---- WORKING DATA

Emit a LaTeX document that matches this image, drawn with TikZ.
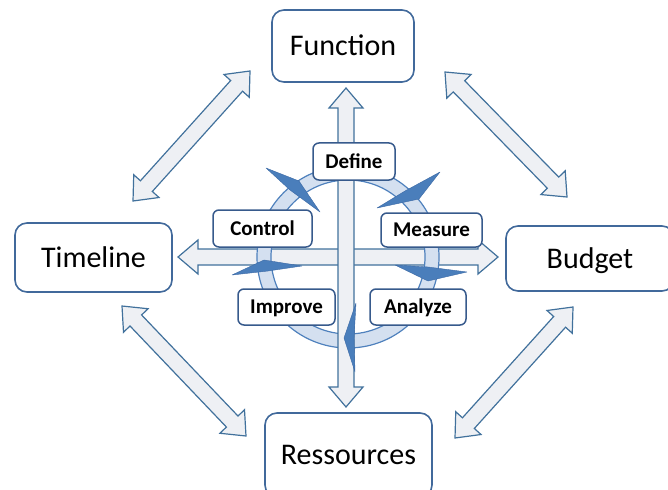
\documentclass[tikz,border=0pt]{standalone}
\usepackage{fontspec}
\setmainfont{Carlito}
\usetikzlibrary{calc}

\tikzset{
  bigbox/.style={rectangle,rounded corners=12pt,draw={rgb,255:red,65;green,105;blue,155},line width=1.6pt,fill=white,
    font=\fontsize{30}{36}\selectfont,inner sep=0pt,text height=19.3pt,text depth=0pt},
  tag/.style={rectangle,rounded corners=6pt,draw={rgb,255:red,55;green,90;blue,140},line width=1.5pt,fill=white,
    font=\bfseries\fontsize{21}{25}\selectfont,inner sep=0pt,text height=13.5pt,text depth=0pt},
  fatarrow/.style={fill={rgb,255:red,238;green,240;blue,244},draw={rgb,255:red,65;green,113;blue,156},line width=1.2pt},
  ring/.style={fill={rgb,255:red,212;green,224;blue,240},draw={rgb,255:red,79;green,129;blue,189},line width=1.2pt,even odd rule},
  spike/.style={fill={rgb,255:red,74;green,126;blue,187},draw={rgb,255:red,60;green,105;blue,165},line width=0.4pt,line join=round}
}

% block arrow with a head at both ends
\newcommand{\dblarrow}[2]{%
  \draw[fatarrow] (#1)
    -- ($(#1)!20pt!(#2)!17pt!90:(#2)$)
    -- ($(#1)!20pt!(#2)!8pt!90:(#2)$)
    -- ($(#2)!20pt!(#1)!8pt!-90:(#1)$)
    -- ($(#2)!20pt!(#1)!17pt!-90:(#1)$)
    -- (#2)
    -- ($(#2)!20pt!(#1)!17pt!90:(#1)$)
    -- ($(#2)!20pt!(#1)!8pt!90:(#1)$)
    -- ($(#1)!20pt!(#2)!8pt!-90:(#2)$)
    -- ($(#1)!20pt!(#2)!17pt!-90:(#2)$)
    -- cycle;}

\begin{document}
\begin{tikzpicture}[x=1pt,y=-1pt]
    \useasboundingbox (0,0) rectangle (668,489);
    \clip (0,0) rectangle (668,489);

    \node[bigbox,minimum width=142pt,minimum height=72pt] at (343,46) (function) {Function};
    \node[bigbox,minimum width=157pt,minimum height=69pt] at (93.5,257.5) (timeline) {Timeline};
    \node[bigbox,minimum width=168pt,minimum height=65pt] at (590,258.5) (budget) {Budget};
    \node[bigbox,minimum width=167pt,minimum height=84pt] at (348.5,455) (ressources) {Ressources};

    %arrow ends
    \coordinate (tl1) at (133,201);  \coordinate (tl2) at (250,71);
    \coordinate (tr1) at (445,72);   \coordinate (tr2) at (567,197);
    \coordinate (bl1) at (122,306);  \coordinate (bl2) at (246,436);
    \coordinate (br1) at (573,307);  \coordinate (br2) at (455,438);
    \coordinate (h1) at (178,257);   \coordinate (h2) at (498,257);
    \coordinate (v1) at (346,88);    \coordinate (v2) at (346,407);

    \dblarrow{tl1}{tl2}
    \dblarrow{tr1}{tr2}
    \dblarrow{bl1}{bl2}
    \dblarrow{br1}{br2}
    \dblarrow{h1}{h2}

    \coordinate (hub) at (348,257);
    \filldraw[ring] (hub) circle[radius=91] (hub) circle[radius=77];

    \dblarrow{v1}{v2}

    \filldraw[spike] (266,168) -- (299,181) -- (320,212) -- (290,190) -- cycle;
    \filldraw[spike] (440,172) -- (419,199) -- (377,208) -- (405,191) -- cycle;
    \filldraw[spike] (395,265) -- (428,267) -- (467,272) -- (428,281) -- cycle;
    \filldraw[spike] (232,275) -- (264,260) -- (302,266) -- (268,271) -- cycle;
    \filldraw[spike] (356,303) -- (354,338) -- (355,372) -- (344,338) -- cycle;

    \node[tag,minimum width=82pt,minimum height=37pt] at (354,161.5) (define) {Define};
    \node[tag,minimum width=99pt,minimum height=37pt] at (262.5,228.5) (control) {Control};
    \node[tag,minimum width=101pt,minimum height=34pt] at (431.5,230) (measure) {Measure};
    \node[tag,minimum width=97pt,minimum height=36pt] at (286.5,307) (improve) {Improve};
    \node[tag,minimum width=96pt,minimum height=36pt] at (418,307) (analyze) {Analyze};
\end{tikzpicture}
\end{document}
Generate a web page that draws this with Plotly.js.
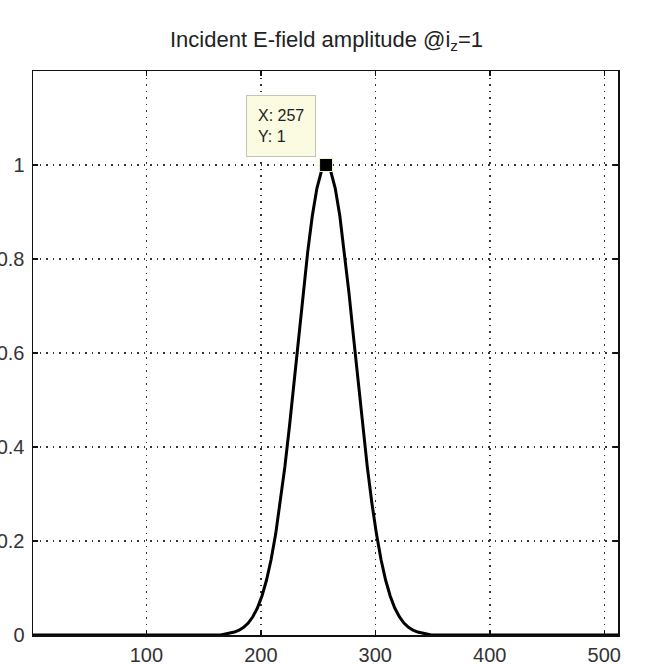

--------

**OBJECTIVE:** Copy all the entries word for word. Omit any pictures.

**COMPLETE ANSWER:**
Emit a LaTeX document that matches this image, drawn with TikZ.
\documentclass[tikz,border=0pt]{standalone}
\usepackage{fontspec}
\setmainfont{Carlito}
\usetikzlibrary{calc}

\tikzset{
  bigbox/.style={rectangle,rounded corners=12pt,draw={rgb,255:red,65;green,105;blue,155},line width=1.6pt,fill=white,
    font=\fontsize{30}{36}\selectfont,inner sep=0pt,text height=19.3pt,text depth=0pt},
  tag/.style={rectangle,rounded corners=6pt,draw={rgb,255:red,55;green,90;blue,140},line width=1.5pt,fill=white,
    font=\bfseries\fontsize{21}{25}\selectfont,inner sep=0pt,text height=13.5pt,text depth=0pt},
  fatarrow/.style={fill={rgb,255:red,238;green,240;blue,244},draw={rgb,255:red,65;green,113;blue,156},line width=1.2pt},
  ring/.style={fill={rgb,255:red,212;green,224;blue,240},draw={rgb,255:red,79;green,129;blue,189},line width=1.2pt,even odd rule},
  spike/.style={fill={rgb,255:red,74;green,126;blue,187},draw={rgb,255:red,60;green,105;blue,165},line width=0.4pt,line join=round}
}

% block arrow with a head at both ends
\newcommand{\dblarrow}[2]{%
  \draw[fatarrow] (#1)
    -- ($(#1)!20pt!(#2)!17pt!90:(#2)$)
    -- ($(#1)!20pt!(#2)!8pt!90:(#2)$)
    -- ($(#2)!20pt!(#1)!8pt!-90:(#1)$)
    -- ($(#2)!20pt!(#1)!17pt!-90:(#1)$)
    -- (#2)
    -- ($(#2)!20pt!(#1)!17pt!90:(#1)$)
    -- ($(#2)!20pt!(#1)!8pt!90:(#1)$)
    -- ($(#1)!20pt!(#2)!8pt!-90:(#2)$)
    -- ($(#1)!20pt!(#2)!17pt!-90:(#2)$)
    -- cycle;}

\begin{document}
\begin{tikzpicture}[x=1pt,y=-1pt]
    \useasboundingbox (0,0) rectangle (668,489);
    \clip (0,0) rectangle (668,489);

    \node[bigbox,minimum width=142pt,minimum height=72pt] at (343,46) (function) {Function};
    \node[bigbox,minimum width=157pt,minimum height=69pt] at (93.5,257.5) (timeline) {Timeline};
    \node[bigbox,minimum width=168pt,minimum height=65pt] at (590,258.5) (budget) {Budget};
    \node[bigbox,minimum width=167pt,minimum height=84pt] at (348.5,455) (ressources) {Ressources};

    %arrow ends
    \coordinate (tl1) at (133,201);  \coordinate (tl2) at (250,71);
    \coordinate (tr1) at (445,72);   \coordinate (tr2) at (567,197);
    \coordinate (bl1) at (122,306);  \coordinate (bl2) at (246,436);
    \coordinate (br1) at (573,307);  \coordinate (br2) at (455,438);
    \coordinate (h1) at (178,257);   \coordinate (h2) at (498,257);
    \coordinate (v1) at (346,88);    \coordinate (v2) at (346,407);

    \dblarrow{tl1}{tl2}
    \dblarrow{tr1}{tr2}
    \dblarrow{bl1}{bl2}
    \dblarrow{br1}{br2}
    \dblarrow{h1}{h2}

    \coordinate (hub) at (348,257);
    \filldraw[ring] (hub) circle[radius=91] (hub) circle[radius=77];

    \dblarrow{v1}{v2}

    \filldraw[spike] (266,168) -- (299,181) -- (320,212) -- (290,190) -- cycle;
    \filldraw[spike] (440,172) -- (419,199) -- (377,208) -- (405,191) -- cycle;
    \filldraw[spike] (395,265) -- (428,267) -- (467,272) -- (428,281) -- cycle;
    \filldraw[spike] (232,275) -- (264,260) -- (302,266) -- (268,271) -- cycle;
    \filldraw[spike] (356,303) -- (354,338) -- (355,372) -- (344,338) -- cycle;

    \node[tag,minimum width=82pt,minimum height=37pt] at (354,161.5) (define) {Define};
    \node[tag,minimum width=99pt,minimum height=37pt] at (262.5,228.5) (control) {Control};
    \node[tag,minimum width=101pt,minimum height=34pt] at (431.5,230) (measure) {Measure};
    \node[tag,minimum width=97pt,minimum height=36pt] at (286.5,307) (improve) {Improve};
    \node[tag,minimum width=96pt,minimum height=36pt] at (418,307) (analyze) {Analyze};
\end{tikzpicture}
\end{document}
Generate a web page that draws this with Plotly.js.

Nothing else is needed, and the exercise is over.